In the visceral revenge thriller directed by Jung Byung-gil, Kim plays a skilled assassin who shows no mercy or pity in the face of opponents.
She shoots, stabs and kills with weapons ranging from long daggers to axes. After a violent and bloody showdown, she wipes blood off her face, completely emotionless.
Actress Kim Ok-bin poses at a media event to promote the upcoming action flick “The Villainess” in Seoul on Tuesday. (Yonhap)
“I think the movie has drawn the attention of many foreign media outlets due to the rarity of female-driven action flicks around the world,” said Kim at a media event in Seoul on Tuesday.
“After the film was featured at the 70th Cannes Film Festival, I received many interview requests from foreign media such as BBC and Reuters.”
In the film that premiered in the out-of-competition midnight category of the international film festival, the 30-year-old actress proves that she is a woman of action. It starts with a 10-minute point-of-view action sequence in which she makes a dramatic entrance, storming through the corridors of her rival’s headquarters and getting rid of her enemies. She even wields daggers while riding a motorcycle and leaps on to a speeding bus to bring down her nemesis.
Kim plays Sook-hee, who was raised and trained by gangsters to be a ruthless killer, after losing her father as a child. She marries her gangster boss and mentor Joong-sang, played by actor Shin Ha-gyun, and is later abandoned by her crew. She is then captured and recruited by the Korean Intelligence Agency as an undercover agent while pregnant, with a promise that she would be set free after working for the secret group for 10 years. After being trained as an undercover agent, Sook-hee is “reborn” with a new identity as a theatrical actress and has a new apartment to live in with her daughter.

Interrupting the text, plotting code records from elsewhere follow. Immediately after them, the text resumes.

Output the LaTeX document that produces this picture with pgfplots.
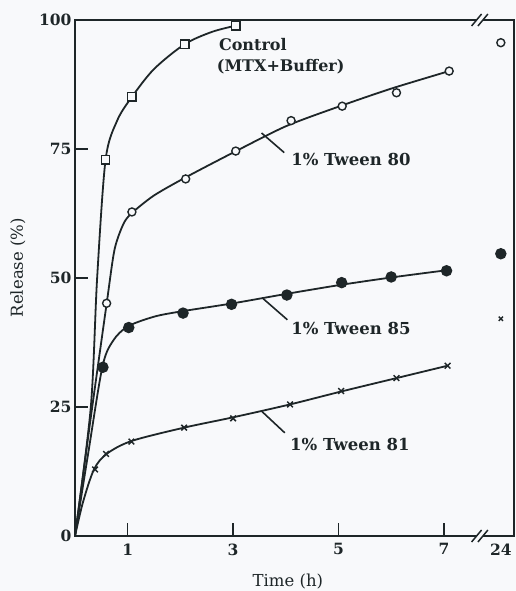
\documentclass[border=0pt]{standalone}
\usepackage{pgfplots}
\pgfplotsset{compat=1.18}
\usepackage{fontspec}
\setmainfont{DejaVu Serif}
\usetikzlibrary{backgrounds}
\definecolor{ink}{RGB}{30,38,40}
\definecolor{bg}{RGB}{248,249,251}

\begin{document}
\begin{tikzpicture}
\begin{axis}[
  scale only axis, width=439pt, height=516pt,
  xmin=0, xmax=8.33, ymin=0, ymax=100,
  axis line style={ink, line width=1.7pt},
  xtick={1,3,5,7}, ytick={0,25,50,75,100},
  extra x ticks={8.08}, extra x tick labels={24},
  extra x tick style={major tick length=0pt},
  tick pos=left, tick align=inside, major tick length=13pt,
  tick style={ink, line width=1.5pt},
  ticklabel style={font=\fontsize{15.5}{18}\selectfont\bfseries, text=ink},
  xticklabel style={yshift=-4pt},
  yticklabel style={xshift=0pt},
  /pgf/number format/assume math mode=true,
  xlabel={Time (h)}, ylabel={Release (\%)},
  every axis x label/.style={at={(axis description cs:0.485,0)}, yshift=-46pt, anchor=center},
  every axis y label/.style={at={(axis description cs:-0.13,0.52)}, rotate=90, anchor=center},
  label style={font=\fontsize{16.5}{18}\selectfont, text=ink},
  clip=false,
  every axis plot/.append style={ink, line width=1.8pt},
]
% curves
\addplot[smooth, tension=0.5, no marks] coordinates {
 (0,0) (0.3,25) (0.42,50) (0.58,72.9) (0.8,80.5) (1.08,85.1) (1.5,90.5) (2.08,95.3) (2.6,97.7) (3.05,98.9)};
\addplot[smooth, tension=0.45, no marks] coordinates {
 (0,0) (0.3,23) (0.6,45) (0.75,55.5) (0.92,60.5) (1.08,62.6) (1.5,66) (2.1,69.5) (3,74.3) (4,79.4) (5,83.2) (6,86.7) (7.1,90.1)};
\addplot[smooth, tension=0.5, no marks] coordinates {
 (0,0) (0.25,16) (0.52,32.8) (0.72,37.8) (1.0,40.6) (1.5,42.5) (2.0,43.5) (3,45.1) (4,46.9) (5,48.6) (6,50.1) (7.05,51.5)};
\addplot[smooth, tension=0.5, no marks] coordinates {
 (0,0) (0.15,6.5) (0.36,12.9) (0.6,15.9) (1.07,18.4) (2.07,21) (3,23) (4.08,25.5) (5.05,28) (6.1,30.6) (7.07,33)};
% data points
\addplot[only marks, mark=square*, mark size=4.2pt, mark options={fill=bg, line width=1.4pt}] coordinates {
 (0.58,72.9) (1.08,85.1) (2.08,95.3) (3.05,98.9)};
\addplot[only marks, mark=*, mark size=4pt, mark options={fill=bg, line width=1.4pt}] coordinates {
 (0.6,45.1) (1.08,62.8) (2.1,69.2) (3.05,74.6) (4.1,80.5) (5.07,83.3) (6.1,85.9) (7.1,90.1) (8.08,95.6)};
\addplot[only marks, mark=*, mark size=4.8pt, mark options={fill=ink}] coordinates {
 (0.53,32.7) (1.02,40.4) (2.05,43.2) (2.97,44.9) (4.02,46.7) (5.06,49.1) (6.0,50.2) (7.05,51.4) (8.08,54.7)};
\addplot[only marks, mark=x, mark size=4pt, mark options={line width=1.5pt}] coordinates {
 (0.38,12.9) (0.59,15.9) (1.07,18.3) (2.07,21.0) (3.0,22.8) (4.08,25.5) (5.05,28.1) (6.1,30.6) (7.07,33.0)};
\addplot[only marks, mark=x, mark size=3pt, mark options={line width=1.4pt}] coordinates {(8.08,42.1)};
% labels
\node[anchor=west, text=ink, font=\fontsize{16}{18}\selectfont\bfseries, inner sep=0pt] at (axis cs:2.73,95.2) {Control};
\node[anchor=west, text=ink, font=\fontsize{16}{18}\selectfont\bfseries, inner sep=0pt] at (axis cs:2.69,90.9) {(MTX+Buffer)};
\node[anchor=west, text=ink, font=\fontsize{16.5}{18}\selectfont\bfseries, inner sep=0pt] at (axis cs:4.10,72.9) {1\% Tween 80};
\node[anchor=west, text=ink, font=\fontsize{16.5}{18}\selectfont\bfseries, inner sep=0pt] at (axis cs:4.10,40.3) {1\% Tween 85};
\node[anchor=west, text=ink, font=\fontsize{16.5}{18}\selectfont\bfseries, inner sep=0pt] at (axis cs:4.08,17.8) {1\% Tween 81};
\draw[ink, line width=1.6pt] (axis cs:3.54,78.1) -- (axis cs:3.97,74.3);
\draw[ink, line width=1.6pt] (axis cs:3.57,46.0) -- (axis cs:4.03,41.9);
\draw[ink, line width=1.6pt] (axis cs:3.54,24.2) -- (axis cs:3.98,20.0);
\coordinate (bt1) at (axis cs:7.62,100);
\coordinate (bt2) at (axis cs:7.74,100);
\coordinate (bb1) at (axis cs:7.62,0);
\coordinate (bb2) at (axis cs:7.74,0);
\end{axis}
\draw[bg, line width=5pt] (bt1) -- (bt2);
\draw[bg, line width=5pt] (bb1) -- (bb2);
\foreach \p in {bt1,bt2,bb1,bb2}{
  \draw[ink, line width=1.5pt] (\p) +(-5pt,-6pt) -- +(5pt,6pt);
}
\begin{scope}[on background layer]
\fill[bg] (-75pt,-55pt) rectangle (441pt,536pt);
\end{scope}
\pgfresetboundingbox
\path[use as bounding box] (-75pt,-55pt) rectangle (441pt,536pt);
\end{tikzpicture}
\end{document}
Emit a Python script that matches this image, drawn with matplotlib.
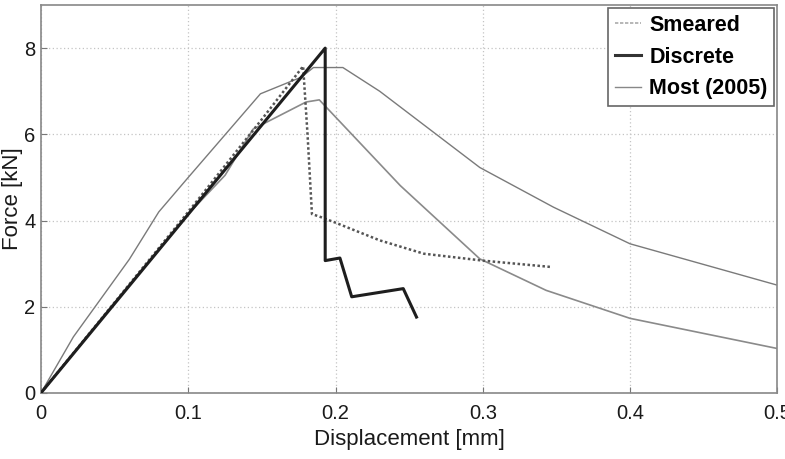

The story unfolds as Sook-hee goes out for full-on revenge upon realizing the deadly conspiracies surrounding her.
A scene from “The Villainess” (Next Entertainment World)
“Getting bruises and bleeding were routine while filming the action sequences. My chin even became square-shaped from maintaining Sook-hee’s grim face, for which I had to frown and clench my jaw all the time.”
Asked about her biggest struggle while shooting the movie, Kim answered portraying the sentimental side of Sook-hee was the most challenging, rather than carrying out the hard-core action sequences.
Although a deadly assassin, Sook-hee unleashes her emotional side after encountering Hyun-soo, played by actor Sung-jun, an undercover agent with a mission to win Sook-hee’s heart and shadow her. Sook-hee’s pivotal yet twisted relationship with her ex-lover Joong Sang is also a key element that keeps the tension.
“At first I wished Sook-hee could become a more vengeful and cold-blooded villainess. But living the life of Sook-hee made me realize that she had to become a killer to sustain herself,” Kim said.
“The underlying feeling of her behavior was sadness, and it was really tough to show the merciless killer’s complex emotions.”
To polish her action sequences, Kim is reported to have attended a stunt school for four months. It enabled her to handle more than 90 percent of her action scenes without a body double, according to Kim.
Director Jung also said the movie was a result of tireless efforts, sweat and blood, adding that its finale, in which Sook-hee brandishes daggers on a motorcycle to fight off an enemy at night on a highway, was his favorite moment.
“I am most satisfied with the motorcycle scene since it was unprecedented among other international action flicks,” Jung said.
“The Villainess,” which has been presold to 136 countries, will hit Korean theaters on June 8.